Parser Classes Overview¶
Complete reference for all OPAL parser classes and their integration points.
Core Components¶
ParserAppealsAL¶
The main court parser for Alabama Appeals Court system.
from opal.court_case_parser import ParserAppealsAL
parser = ParserAppealsAL(
headless=True,
rate_limit_seconds=3
)
# Parse a specific URL
result = parser.parse_article(url)
# Process all court cases from a search
cases = parser.parse_all_cases(base_url, page_urls)
Constructor Parameters:
- headless
(bool): Run browser in headless mode (default: True)
- rate_limit_seconds
(int): Seconds between requests (default: 3)
Key Methods:
- parse_article(url)
- Parse single page/URL
- parse_all_cases(base_url, page_urls)
- Parse multiple pages
- _setup_driver()
- Initialize WebDriver
- _close_driver()
- Clean up WebDriver
CourtSearchBuilder¶
Builder class for constructing Alabama Court search URLs with court-specific parameters.

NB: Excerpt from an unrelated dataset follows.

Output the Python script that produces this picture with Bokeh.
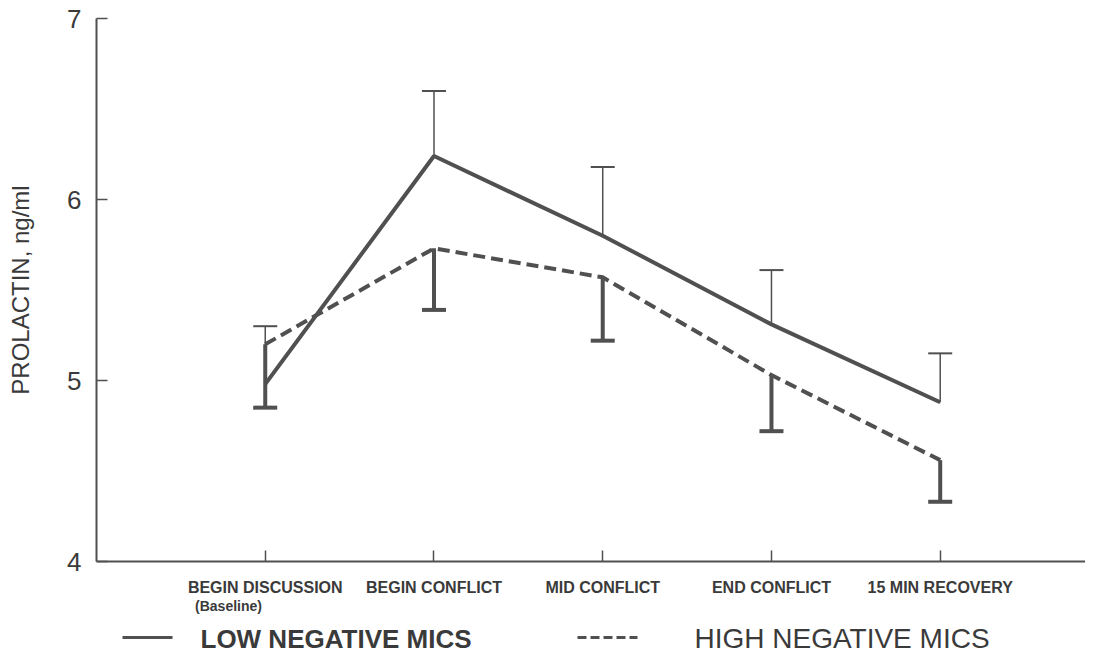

from opal.configurable_court_extractor import CourtSearchBuilder
# Create builder
builder = CourtSearchBuilder()
# Configure search
builder.set_court("civil")
builder.set_date_range(period="1m")
builder.set_case_category("Appeal")
builder.set_exclude_closed(True)
# Build URL
search_url = builder.build_url(page_number=0)
Available Methods:
Court Configuration:
- set_court(court_key)
- Set court ('civil', 'criminal', 'supreme')
- get_court_info()
- Get current court information
- discover_court_ids(parser_instance)
- Auto-discover court IDs
- set_court_id_manually(court_key, court_id)
- Manual court ID override
Search Parameters:
- set_date_range(start_date=None, end_date=None, period='1y')
- Date filtering
- set_case_category(category_name=None)
- Case type filtering
- set_case_number_filter(case_number=None)
- Case number filtering
- set_case_title_filter(title=None)
- Case title filtering
- set_exclude_closed(exclude=False)
- Exclude closed cases
URL Building:
- build_url(page_number=0)
- Build complete search URL
- build_criteria_string()
- Build URL criteria parameters
extract_court_cases_with_params()¶
Main extraction function supporting both parameter-based and URL-based searches.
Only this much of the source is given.